#### [What you need to do]
Transcribe the full listing exactly, and drop every picture.

#### [Recorded information]
[Begin]
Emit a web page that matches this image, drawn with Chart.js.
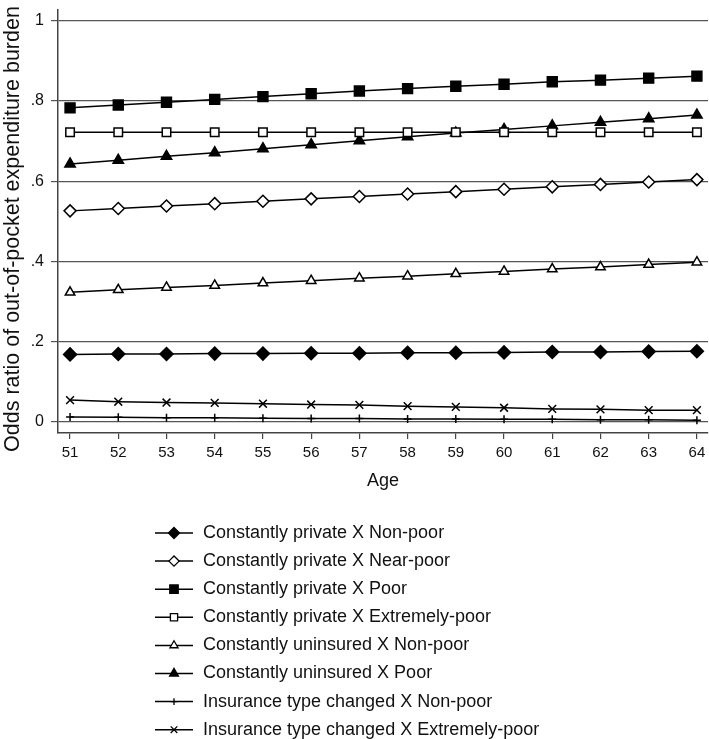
<!DOCTYPE html>
<html>
<head>
<meta charset="utf-8">
<title>Odds ratio by age</title>
<script src="https://cdn.jsdelivr.net/npm/chart.js@4/dist/chart.umd.min.js"></script>
<style>
  body { margin: 0; background: #fff; }
  canvas { display: block; }
</style>
</head>
<body>
<canvas id="myChart" width="709" height="739"></canvas>
<script>
// data
var ages = [51, 52, 53, 54, 55, 56, 57, 58, 59, 60, 61, 62, 63, 64];
var yTicks = [0, 0.2, 0.4, 0.6, 0.8, 1];

var privNonPoor  = [0.168, 0.169, 0.169, 0.170, 0.170, 0.171, 0.171, 0.172, 0.172, 0.173, 0.174, 0.174, 0.175, 0.176];
var privNearPoor = [0.526, 0.532, 0.538, 0.544, 0.550, 0.556, 0.562, 0.568, 0.574, 0.580, 0.586, 0.592, 0.598, 0.604];
var privPoor     = [0.783, 0.790, 0.797, 0.804, 0.811, 0.818, 0.825, 0.831, 0.837, 0.842, 0.848, 0.852, 0.857, 0.862];
var privExtPoor  = [0.722, 0.722, 0.722, 0.722, 0.722, 0.722, 0.722, 0.722, 0.722, 0.722, 0.722, 0.722, 0.722, 0.722];
var uninsNonPoor = [0.323, 0.329, 0.335, 0.340, 0.346, 0.352, 0.358, 0.363, 0.369, 0.375, 0.381, 0.386, 0.392, 0.398];
var uninsPoor    = [0.643, 0.652, 0.662, 0.671, 0.681, 0.691, 0.701, 0.711, 0.720, 0.729, 0.738, 0.747, 0.756, 0.765];
var chgNonPoor   = [0.012, 0.011, 0.010, 0.010, 0.009, 0.008, 0.008, 0.007, 0.007, 0.006, 0.006, 0.005, 0.005, 0.004];
var chgExtPoor   = [0.054, 0.050, 0.048, 0.047, 0.045, 0.043, 0.042, 0.039, 0.037, 0.035, 0.032, 0.031, 0.029, 0.029];

var FONT = "'Liberation Sans', Arial, sans-serif";
var yTitle = 'Odds ratio of out-of-pocket expenditure burden';

function series(label, values, style, radius, filled) {
    return {
        label: label,
        data: ages.map(function (a, i) { return { x: a, y: values[i] }; }),
        borderColor: '#000',
        backgroundColor: '#000',
        borderWidth: 1.5,
        pointStyle: style,
        pointRadius: radius,
        pointBorderWidth: 1.5,
        pointBorderColor: '#000',
        pointBackgroundColor: filled ? '#000' : '#fff',
        tension: 0
    };
}

var datasets = [
    series('Constantly private X Non-poor', privNonPoor, 'rectRot', 6.5, true),
    series('Constantly private X Near-poor', privNearPoor, 'rectRot', 6, false),
    series('Constantly private X Poor', privPoor, 'rect', 7, true),
    series('Constantly private X Extremely-poor', privExtPoor, 'rect', 6, false),
    series('Constantly uninsured X Non-poor', uninsNonPoor, 'triangle', 5.5, false),
    series('Constantly uninsured X Poor', uninsPoor, 'triangle', 6, true),
    series('Insurance type changed X Non-poor', chgNonPoor, 'cross', 4, true),
    series('Insurance type changed X Extremely-poor', chgExtPoor, 'crossRot', 5.5, true)
];

// single column legend under the plot + the y title, placed like the original figure
var figureText = {
    id: 'figureText',
    afterDraw: function (chart) {
        var ctx = chart.ctx;
        var top = 533, step = 28.1;
        ctx.save();
        chart.data.datasets.forEach(function (ds, i) {
            var y = top + i * step;
            ctx.strokeStyle = '#000';
            ctx.lineWidth = 1.5;
            ctx.beginPath();
            ctx.moveTo(155, y);
            ctx.lineTo(193, y);
            ctx.stroke();
            ctx.fillStyle = ds.pointBackgroundColor;
            ctx.strokeStyle = '#000';
            ctx.lineWidth = 1.3;
            if (Chart.helpers && Chart.helpers.drawPoint) {
                Chart.helpers.drawPoint(ctx, {
                    pointStyle: ds.pointStyle,
                    radius: ds.pointRadius * 0.85,
                    rotation: 0,
                    borderWidth: 1.3
                }, 174, y);
            }
            ctx.fillStyle = '#111';
            ctx.font = '18px ' + FONT;
            ctx.textBaseline = 'middle';
            ctx.textAlign = 'left';
            ctx.fillText(ds.label, 203, y);
        });

        ctx.translate(13, 229);
        ctx.rotate(-Math.PI / 2);
        ctx.font = '21.5px ' + FONT;
        ctx.textAlign = 'center';
        ctx.textBaseline = 'middle';
        ctx.fillStyle = '#111';
        ctx.fillText(yTitle, 0, 0);
        ctx.restore();
    }
};

const ctx = document.getElementById('myChart').getContext('2d');
const myChart = new Chart(ctx, {
    type: 'line',
    data: { datasets: datasets },
    options: {
        responsive: false,
        animation: false,
        layout: { autoPadding: false, padding: { left: 0, right: 1, top: 10, bottom: 246 } },
        plugins: {
            legend: { display: false },
            tooltip: { enabled: false }
        },
        scales: {
            x: {
                type: 'linear',
                min: 50.75,
                max: 64.23,
                afterBuildTicks: function (axis) {
                    axis.ticks = ages.map(function (a) { return { value: a }; });
                },
                afterFit: function (scale) {
                    scale.height = 60;
                    scale.paddingLeft = 0;
                    scale.paddingRight = 0;
                },
                grid: {
                    drawOnChartArea: false,
                    drawTicks: true,
                    tickLength: 6,
                    color: '#444',
                    lineWidth: 1.2
                },
                border: { display: true, color: '#444', width: 1.5 },
                ticks: {
                    padding: 5,
                    maxRotation: 0,
                    autoSkip: false,
                    color: '#111',
                    font: { family: FONT, size: 15 },
                    callback: function (v) { return String(v); }
                },
                title: {
                    display: true,
                    text: 'Age',
                    color: '#111',
                    font: { family: FONT, size: 18 },
                    padding: { top: 0, bottom: 1 }
                }
            },
            y: {
                min: -0.028,
                max: 1.027,
                afterBuildTicks: function (axis) {
                    axis.ticks = yTicks.map(function (v) { return { value: v }; });
                },
                afterFit: function (scale) {
                    scale.width = 58;
                    scale.paddingTop = 0;
                    scale.paddingBottom = 0;
                },
                grid: {
                    color: '#555',
                    lineWidth: 1.2,
                    drawTicks: true,
                    tickLength: 7
                },
                border: { display: true, color: '#444', width: 1.5 },
                ticks: {
                    padding: 7,
                    color: '#111',
                    font: { family: FONT, size: 16 },
                    callback: function (v) {
                        if (v === 0) return '0';
                        if (v === 1) return '1';
                        return String(Math.round(v * 10) / 10).replace(/^0/, '');
                    }
                }
            }
        }
    },
    plugins: [figureText]
});
</script>
</body>
</html>
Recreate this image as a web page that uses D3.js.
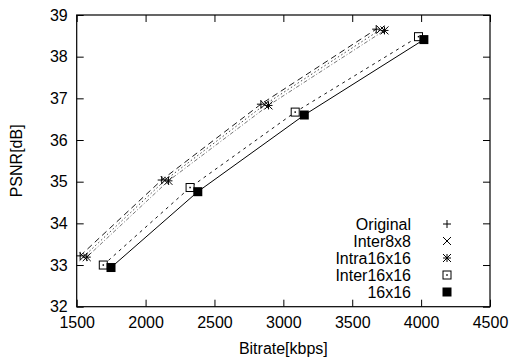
[End]
#### [Worked solution]
Emit a web page that matches this image, drawn with Chart.js.
<!DOCTYPE html>
<html>
<head>
<meta charset="utf-8">
<title>Odds ratio by age</title>
<script src="https://cdn.jsdelivr.net/npm/chart.js@4/dist/chart.umd.min.js"></script>
<style>
  body { margin: 0; background: #fff; }
  canvas { display: block; }
</style>
</head>
<body>
<canvas id="myChart" width="709" height="739"></canvas>
<script>
// data
var ages = [51, 52, 53, 54, 55, 56, 57, 58, 59, 60, 61, 62, 63, 64];
var yTicks = [0, 0.2, 0.4, 0.6, 0.8, 1];

var privNonPoor  = [0.168, 0.169, 0.169, 0.170, 0.170, 0.171, 0.171, 0.172, 0.172, 0.173, 0.174, 0.174, 0.175, 0.176];
var privNearPoor = [0.526, 0.532, 0.538, 0.544, 0.550, 0.556, 0.562, 0.568, 0.574, 0.580, 0.586, 0.592, 0.598, 0.604];
var privPoor     = [0.783, 0.790, 0.797, 0.804, 0.811, 0.818, 0.825, 0.831, 0.837, 0.842, 0.848, 0.852, 0.857, 0.862];
var privExtPoor  = [0.722, 0.722, 0.722, 0.722, 0.722, 0.722, 0.722, 0.722, 0.722, 0.722, 0.722, 0.722, 0.722, 0.722];
var uninsNonPoor = [0.323, 0.329, 0.335, 0.340, 0.346, 0.352, 0.358, 0.363, 0.369, 0.375, 0.381, 0.386, 0.392, 0.398];
var uninsPoor    = [0.643, 0.652, 0.662, 0.671, 0.681, 0.691, 0.701, 0.711, 0.720, 0.729, 0.738, 0.747, 0.756, 0.765];
var chgNonPoor   = [0.012, 0.011, 0.010, 0.010, 0.009, 0.008, 0.008, 0.007, 0.007, 0.006, 0.006, 0.005, 0.005, 0.004];
var chgExtPoor   = [0.054, 0.050, 0.048, 0.047, 0.045, 0.043, 0.042, 0.039, 0.037, 0.035, 0.032, 0.031, 0.029, 0.029];

var FONT = "'Liberation Sans', Arial, sans-serif";
var yTitle = 'Odds ratio of out-of-pocket expenditure burden';

function series(label, values, style, radius, filled) {
    return {
        label: label,
        data: ages.map(function (a, i) { return { x: a, y: values[i] }; }),
        borderColor: '#000',
        backgroundColor: '#000',
        borderWidth: 1.5,
        pointStyle: style,
        pointRadius: radius,
        pointBorderWidth: 1.5,
        pointBorderColor: '#000',
        pointBackgroundColor: filled ? '#000' : '#fff',
        tension: 0
    };
}

var datasets = [
    series('Constantly private X Non-poor', privNonPoor, 'rectRot', 6.5, true),
    series('Constantly private X Near-poor', privNearPoor, 'rectRot', 6, false),
    series('Constantly private X Poor', privPoor, 'rect', 7, true),
    series('Constantly private X Extremely-poor', privExtPoor, 'rect', 6, false),
    series('Constantly uninsured X Non-poor', uninsNonPoor, 'triangle', 5.5, false),
    series('Constantly uninsured X Poor', uninsPoor, 'triangle', 6, true),
    series('Insurance type changed X Non-poor', chgNonPoor, 'cross', 4, true),
    series('Insurance type changed X Extremely-poor', chgExtPoor, 'crossRot', 5.5, true)
];

// single column legend under the plot + the y title, placed like the original figure
var figureText = {
    id: 'figureText',
    afterDraw: function (chart) {
        var ctx = chart.ctx;
        var top = 533, step = 28.1;
        ctx.save();
        chart.data.datasets.forEach(function (ds, i) {
            var y = top + i * step;
            ctx.strokeStyle = '#000';
            ctx.lineWidth = 1.5;
            ctx.beginPath();
            ctx.moveTo(155, y);
            ctx.lineTo(193, y);
            ctx.stroke();
            ctx.fillStyle = ds.pointBackgroundColor;
            ctx.strokeStyle = '#000';
            ctx.lineWidth = 1.3;
            if (Chart.helpers && Chart.helpers.drawPoint) {
                Chart.helpers.drawPoint(ctx, {
                    pointStyle: ds.pointStyle,
                    radius: ds.pointRadius * 0.85,
                    rotation: 0,
                    borderWidth: 1.3
                }, 174, y);
            }
            ctx.fillStyle = '#111';
            ctx.font = '18px ' + FONT;
            ctx.textBaseline = 'middle';
            ctx.textAlign = 'left';
            ctx.fillText(ds.label, 203, y);
        });

        ctx.translate(13, 229);
        ctx.rotate(-Math.PI / 2);
        ctx.font = '21.5px ' + FONT;
        ctx.textAlign = 'center';
        ctx.textBaseline = 'middle';
        ctx.fillStyle = '#111';
        ctx.fillText(yTitle, 0, 0);
        ctx.restore();
    }
};

const ctx = document.getElementById('myChart').getContext('2d');
const myChart = new Chart(ctx, {
    type: 'line',
    data: { datasets: datasets },
    options: {
        responsive: false,
        animation: false,
        layout: { autoPadding: false, padding: { left: 0, right: 1, top: 10, bottom: 246 } },
        plugins: {
            legend: { display: false },
            tooltip: { enabled: false }
        },
        scales: {
            x: {
                type: 'linear',
                min: 50.75,
                max: 64.23,
                afterBuildTicks: function (axis) {
                    axis.ticks = ages.map(function (a) { return { value: a }; });
                },
                afterFit: function (scale) {
                    scale.height = 60;
                    scale.paddingLeft = 0;
                    scale.paddingRight = 0;
                },
                grid: {
                    drawOnChartArea: false,
                    drawTicks: true,
                    tickLength: 6,
                    color: '#444',
                    lineWidth: 1.2
                },
                border: { display: true, color: '#444', width: 1.5 },
                ticks: {
                    padding: 5,
                    maxRotation: 0,
                    autoSkip: false,
                    color: '#111',
                    font: { family: FONT, size: 15 },
                    callback: function (v) { return String(v); }
                },
                title: {
                    display: true,
                    text: 'Age',
                    color: '#111',
                    font: { family: FONT, size: 18 },
                    padding: { top: 0, bottom: 1 }
                }
            },
            y: {
                min: -0.028,
                max: 1.027,
                afterBuildTicks: function (axis) {
                    axis.ticks = yTicks.map(function (v) { return { value: v }; });
                },
                afterFit: function (scale) {
                    scale.width = 58;
                    scale.paddingTop = 0;
                    scale.paddingBottom = 0;
                },
                grid: {
                    color: '#555',
                    lineWidth: 1.2,
                    drawTicks: true,
                    tickLength: 7
                },
                border: { display: true, color: '#444', width: 1.5 },
                ticks: {
                    padding: 7,
                    color: '#111',
                    font: { family: FONT, size: 16 },
                    callback: function (v) {
                        if (v === 0) return '0';
                        if (v === 1) return '1';
                        return String(Math.round(v * 10) / 10).replace(/^0/, '');
                    }
                }
            }
        }
    },
    plugins: [figureText]
});
</script>
</body>
</html>
Recreate this image as a web page that uses D3.js.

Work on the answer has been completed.